Is the Story of the Cross Too Fantastic to Believe?

Sam Hardman

 

Recently an interesting letter to the editor appeared in a Kentucky newspaper called the Lexington Herald-Leader. In it the writer, speaking of Christians, said in part that “these people have been trained from childhood to believe in fairy tales…. From childhood, they were told stories that were fascinating but simply not true. This set their minds up to accept things that make them feel good. Later in life, some people mature, study facts and cause and effect, and start thinking more logically, even if the results are undesirable….”

 

This writer masterfully captures an increasingly common perspective on how the narratives of the Bible are to be regarded, namely as fantasies that really are not fit even for children.

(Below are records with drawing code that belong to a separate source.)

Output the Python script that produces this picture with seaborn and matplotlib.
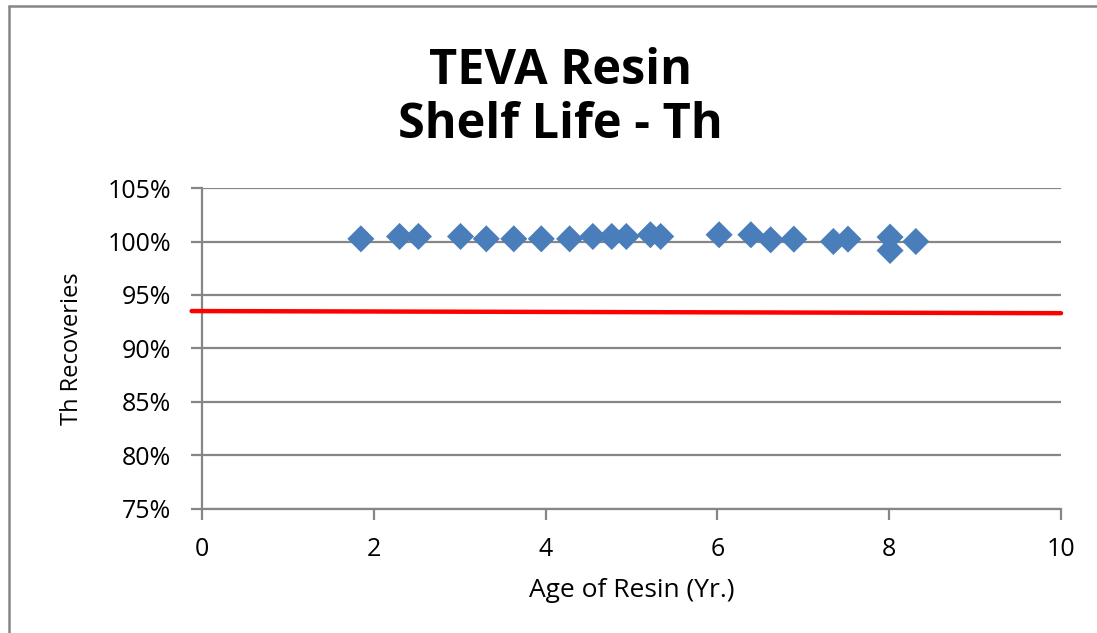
import numpy as np
import pandas as pd
import matplotlib
matplotlib.use('Agg')
import matplotlib.pyplot as plt
import seaborn as sns
from matplotlib.lines import Line2D

# resin age (years) and Th recovery (%)
age_yr = [1.85, 2.30, 2.52, 3.01, 3.31, 3.63, 3.95, 4.28, 4.55, 4.77, 4.94,
          5.22, 5.34, 6.02, 6.39, 6.62, 6.89, 7.35, 7.52, 8.01, 8.01, 8.31]
th_recovery = [100.25, 100.47, 100.47, 100.47, 100.25, 100.25, 100.25, 100.25, 100.47, 100.47, 100.47,
               100.63, 100.47, 100.63, 100.63, 100.16, 100.22, 100.0, 100.22, 100.41, 99.16, 100.0]

# red limit line end points
limit_x = [-0.12, 10.0]
limit_y = [93.5, 93.3]

y_ticks = [75, 80, 85, 90, 95, 100, 105]
x_ticks = [0, 2, 4, 6, 8, 10]

df = pd.DataFrame({'age': age_yr, 'recovery': th_recovery})
limit_df = pd.DataFrame({'age': limit_x, 'recovery': limit_y})

sns.set_style('white')
plt.rcParams['font.family'] = ['Open Sans', 'DejaVu Sans']
plt.rcParams['text.color'] = 'black'
plt.rcParams['axes.labelcolor'] = 'black'

grid_col = '#868686'

fig = plt.figure(figsize=(10.97, 6.33), dpi=100)
ax = fig.add_axes([0.1841, 0.1959, 0.9672 - 0.1841, 0.703 - 0.1959])

sns.lineplot(data=limit_df, x='age', y='recovery', color='#FF0000', linewidth=3.2,
             ax=ax, zorder=3, clip_on=False)
sns.scatterplot(data=df, x='age', y='recovery', marker='D', s=190, color='#4A7EBB',
                edgecolor='none', ax=ax, zorder=4, clip_on=False)

ax.set_xlim(0, 10)
ax.set_ylim(75, 105)
ax.set_xticks(x_ticks)
ax.set_yticks(y_ticks)
ax.set_yticklabels([f'{v}%' for v in y_ticks])
ax.yaxis.grid(True, color=grid_col, linewidth=1.6)
ax.set_axisbelow(True)

for side in ['top', 'right']:
    ax.spines[side].set_visible(False)
for side in ['left', 'bottom']:
    ax.spines[side].set_color(grid_col)
    ax.spines[side].set_linewidth(1.6)

ax.tick_params(axis='both', direction='out', length=8, width=1.6, color=grid_col,
               labelcolor='black', bottom=True, left=True)
ax.tick_params(axis='y', labelsize=18, pad=14)
ax.tick_params(axis='x', labelsize=18, pad=12)

ax.set_xlabel('Age of Resin (Yr.)', fontsize=19, labelpad=12)
ax.set_ylabel('Th Recoveries', fontsize=17, labelpad=17)

fig.text(0.511, 0.925, 'TEVA Resin\nShelf Life - Th', ha='center', va='top',
         fontsize=35, fontweight='bold', linespacing=1.12)

# chart area frame (left and top only)
fig.add_artist(Line2D([9 / 1097, 9 / 1097], [0, 1 - 6 / 633], color=grid_col, linewidth=1.8))
fig.add_artist(Line2D([9 / 1097, 1], [1 - 6 / 633, 1 - 6 / 633], color=grid_col, linewidth=1.8))

fig.savefig('out.png', dpi=100)
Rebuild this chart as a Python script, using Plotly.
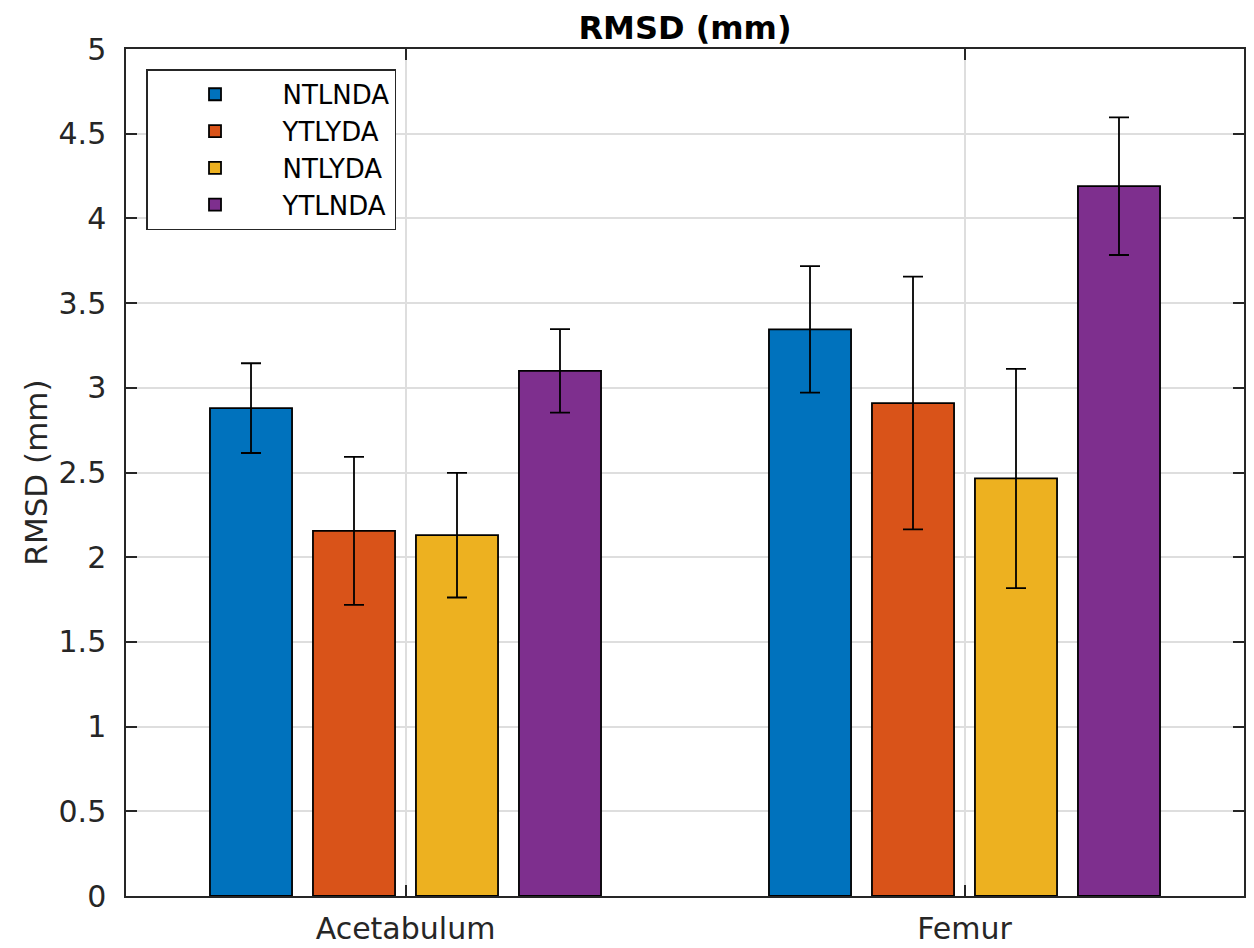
import plotly.graph_objects as go

categories = ["Acetabulum", "Femur"]
series_names = ["NTLNDA", "YTLYDA", "NTLYDA", "YTLNDA"]
series_colors = ["#0072BD", "#D95319", "#EDB120", "#7E2F8E"]

ntlnda = [2.88, 3.345]
ytlyda = [2.155, 2.91]
ntlyda = [2.13, 2.465]
ytlnda = [3.10, 4.19]

ntlnda_err = [0.265, 0.373]
ytlyda_err = [0.437, 0.746]
ntlyda_err = [0.368, 0.647]
ytlnda_err = [0.246, 0.406]

y_ticks = [0, 0.5, 1, 1.5, 2, 2.5, 3, 3.5, 4, 4.5, 5]
y_tick_labels = ["0", "0.5", "1", "1.5", "2", "2.5", "3", "3.5", "4", "4.5", "5"]

values = [ntlnda, ytlyda, ntlyda, ytlnda]
errors = [ntlnda_err, ytlyda_err, ntlyda_err, ytlnda_err]

FONT = "DejaVu Sans"
AX = "#262626"

W, H = 1246, 940

fig = go.Figure()
for name, color, vals, errs in zip(series_names, series_colors, values, errors):
    fig.add_trace(go.Bar(
        x=categories, y=vals, name=name,
        marker=dict(color=color, line=dict(color="#000000", width=1.8)),
        error_y=dict(type="data", array=errs, visible=True,
                     color="#000000", thickness=1.8, width=10),
    ))

fig.update_layout(
    width=W, height=H,
    margin=dict(l=118, r=10, t=41, b=52),
    paper_bgcolor="white", plot_bgcolor="white",
    barmode="group", bargap=0.263, bargroupgap=0.203,
    font=dict(family=FONT, color=AX, size=30),
    title=dict(text="<b>RMSD (mm)</b>", x=677 / W, xanchor="center",
               y=1 - 20 / H, yref="container", yanchor="middle",
               font=dict(family=FONT, size=32, color="#000000")),
    legend=dict(x=0.0179, y=0.976, xanchor="left", yanchor="top",
                bgcolor="white", bordercolor=AX, borderwidth=1.5,
                font=dict(family=FONT, size=26, color="#000000"),
                tracegroupgap=0, itemwidth=125),
    showlegend=True,
)

fig.update_xaxes(
    type="category", range=[-0.5, 1.5], automargin=False,
    showline=True, linecolor=AX, linewidth=1.5, mirror="ticks",
    ticks="inside", ticklen=11, tickcolor=AX, tickwidth=1.5,
    showgrid=True, gridcolor="#dedede", gridwidth=1.5,
    tickfont=dict(family=FONT, size=30, color=AX),
    ticklabelstandoff=5,
)
fig.update_yaxes(
    range=[0, 5], tickvals=y_ticks, ticktext=y_tick_labels, automargin=False,
    showline=True, linecolor=AX, linewidth=1.5, mirror="ticks",
    ticks="inside", ticklen=11, tickcolor=AX, tickwidth=1.5,
    showgrid=True, gridcolor="#dedede", gridwidth=1.5, zeroline=False,
    tickfont=dict(family=FONT, size=30, color=AX),
    ticklabelstandoff=12,
    title=dict(text="RMSD (mm)", standoff=2,
               font=dict(family=FONT, size=31, color=AX)),
)

fig.write_html("out.html")
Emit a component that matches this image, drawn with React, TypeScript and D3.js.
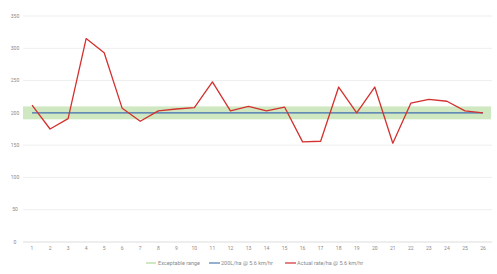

Fairy tales that no thinking adult could possibly believe. People who say things like this are typically thinking primarily about biblical narratives like those of Noah and the ark, Jonah and the whale, Daniel in the lions’ den, and so on. Mostly.

 

But they are also thinking about the “big narrative” of the Bible and about the message of the gospel itself – the claims of the Bible that human beings are not just accidents of an accidental universe, or even just people who make mistakes, but rather that we are rebels and sinners who deserve the wrath of God, including eternal punishment in an eternal hell. Claims that there is a divine Savior who becomes a man and who dies a bloody death to turn away the wrath of God from sinners who believe on him. The promise of eternal life – glorious beyond imagining – in a world made new, where the wolf lies down with the lamb and from which tears are banished forever. And all of it pivoting on the death – the cross – of Jesus. All too fantastic to believe, many would say, like this letter writer.

 

It is quite true that the Bible’s claims are quite extraordinary, to say the least. The accounts of Noah and Jonah and Daniel – and many others – do indeed stretch the imagination. And it is also true that the Bible’s account of the death of Jesus is the most extraordinary of all. The Gospel writers would have us believe that he is both God and man, that he has come in obedience to the will of his divine Father, and yet that he dies a death in mockery and humiliation – bloody, painful, terrible in every respect – also at the behest of God the Father. But in his death he achieves a glorious purpose: “For even the Son of Man came not to be served, but to serve, and to give his life as a ransom for many.” (Mark 10:45)

 

For people like the writer of this letter to the editor, that is all just too much to take. Too primitive, too fantastic, a blood-thirsty god of a sort that can no longer be believed in by 21st century people.

 

But who is actually believing a fairy tale? Is it the person who believes that there is a just God who must punish sin – even if he bears it himself – or is it actually the person who cannot dispense with the ideas of right and wrong, or good and evil, and who cannot live his or her life without some concept of justice and yet has no sufficient basis for these ideas anywhere in his or her worldview – like the writer of this letter?

 

The truth is that we live in a world where no one can get away from such ideas. Good and evil really do exist. Every act of evil comes with a cost to someone. Someone is made to pay. Enforcing justice when evil has been done requires that a payment be made. Every act of forgiveness costs the one who forgives. Reconciliation comes through suffering. That is the very nature of the reality in which we live, and it is people who refuse to acknowledge that this is indeed our reality that are engaging in fantasy.

 

Don’t be swayed by arguments that appear to be based in science and logic and “21st century thinking” but really are nothing more than an appeal to the sinful desires of deceitful hearts and require suppression of things that we know in our hearts are true.

 

The claims of the gospel cohere with the reality that we know, and in which we live, better than any competing claims. The claim of Jesus that he came into the world to die a terrible death in the place of sinners, giving his life as a ransom to rescue us from spiritual bondage and eternal death is no fairy tale. It is the true story that makes sense of our broken world and – praise be to God – gives us hope.